**Data for the task:**
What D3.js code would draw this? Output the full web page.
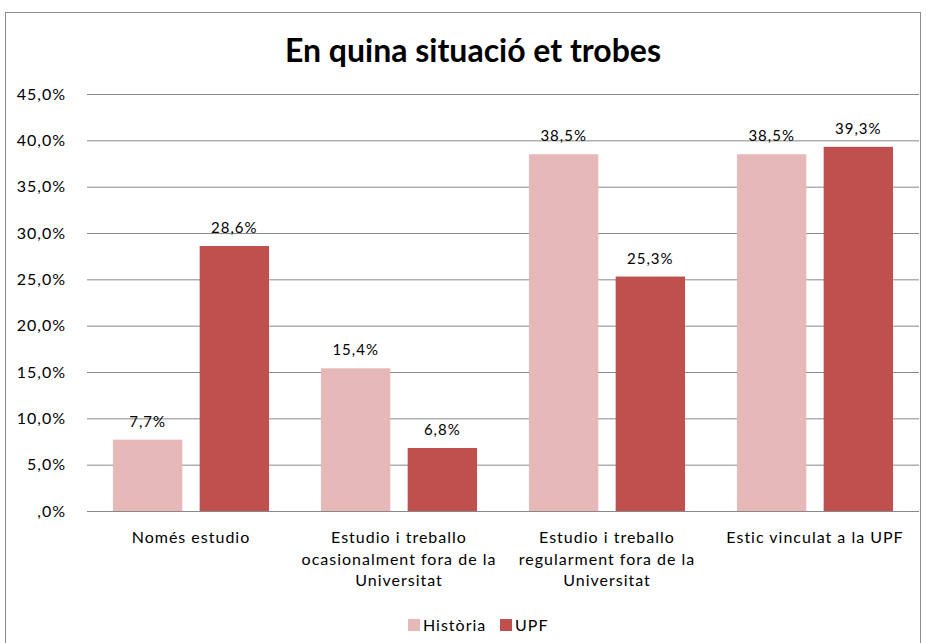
* * *
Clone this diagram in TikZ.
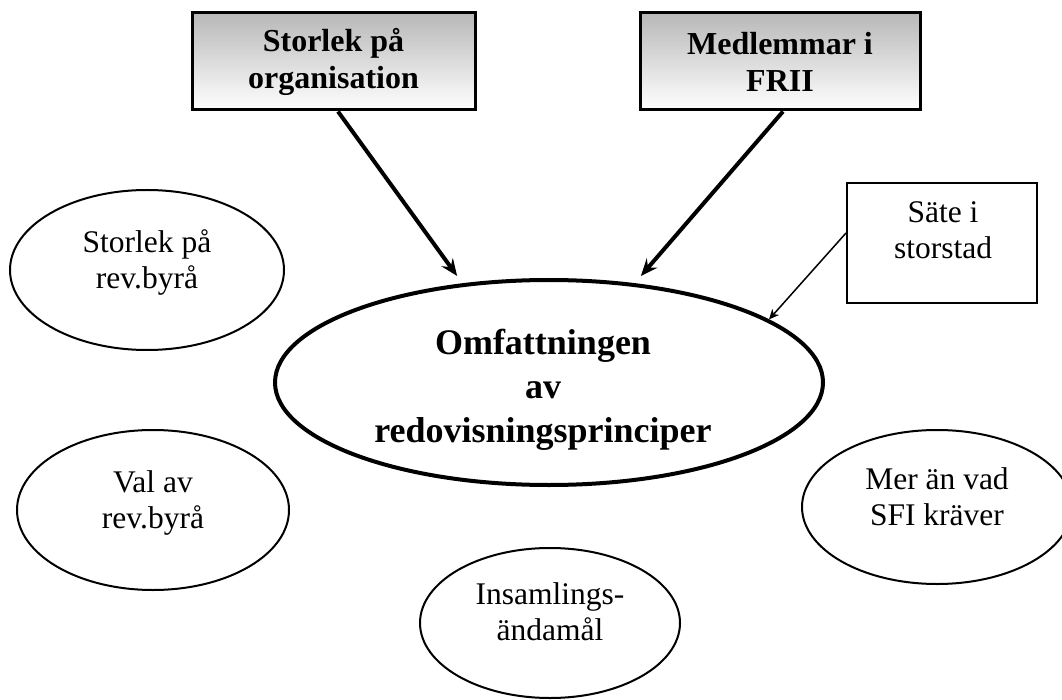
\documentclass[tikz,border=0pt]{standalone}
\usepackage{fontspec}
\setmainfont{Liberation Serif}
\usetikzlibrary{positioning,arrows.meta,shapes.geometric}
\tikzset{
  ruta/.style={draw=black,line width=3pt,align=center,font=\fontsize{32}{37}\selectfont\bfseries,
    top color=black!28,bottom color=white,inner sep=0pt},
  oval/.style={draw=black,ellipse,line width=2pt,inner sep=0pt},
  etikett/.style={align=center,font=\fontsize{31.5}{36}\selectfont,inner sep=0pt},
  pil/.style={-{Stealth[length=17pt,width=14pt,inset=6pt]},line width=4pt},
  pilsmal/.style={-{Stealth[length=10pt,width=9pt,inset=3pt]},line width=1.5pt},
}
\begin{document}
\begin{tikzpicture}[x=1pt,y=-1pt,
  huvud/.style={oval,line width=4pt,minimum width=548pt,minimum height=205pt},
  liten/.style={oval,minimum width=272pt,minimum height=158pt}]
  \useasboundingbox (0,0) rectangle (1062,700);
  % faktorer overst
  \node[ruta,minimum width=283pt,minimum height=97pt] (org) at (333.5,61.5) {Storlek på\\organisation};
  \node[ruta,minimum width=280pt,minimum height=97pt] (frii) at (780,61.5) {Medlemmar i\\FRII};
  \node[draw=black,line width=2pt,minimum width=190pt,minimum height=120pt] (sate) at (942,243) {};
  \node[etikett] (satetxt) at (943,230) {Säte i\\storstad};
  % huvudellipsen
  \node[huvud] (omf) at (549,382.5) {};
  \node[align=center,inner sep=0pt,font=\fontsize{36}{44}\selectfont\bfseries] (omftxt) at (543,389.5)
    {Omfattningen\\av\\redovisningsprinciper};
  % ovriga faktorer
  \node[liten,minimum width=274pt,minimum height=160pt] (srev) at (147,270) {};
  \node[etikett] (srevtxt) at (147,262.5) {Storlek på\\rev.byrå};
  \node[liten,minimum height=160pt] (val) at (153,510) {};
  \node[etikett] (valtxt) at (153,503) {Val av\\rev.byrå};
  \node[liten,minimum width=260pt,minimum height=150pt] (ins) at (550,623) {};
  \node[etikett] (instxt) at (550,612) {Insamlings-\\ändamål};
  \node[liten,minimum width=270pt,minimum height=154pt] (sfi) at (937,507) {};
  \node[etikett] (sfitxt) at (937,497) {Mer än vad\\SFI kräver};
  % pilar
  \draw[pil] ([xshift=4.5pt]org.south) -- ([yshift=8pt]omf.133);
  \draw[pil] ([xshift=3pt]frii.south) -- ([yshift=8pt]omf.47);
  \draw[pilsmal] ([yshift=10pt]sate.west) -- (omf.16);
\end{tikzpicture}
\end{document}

**Directions:** Tally every line of the listing that holds the string "draw", then give the number by itself.

**Written reply:** 7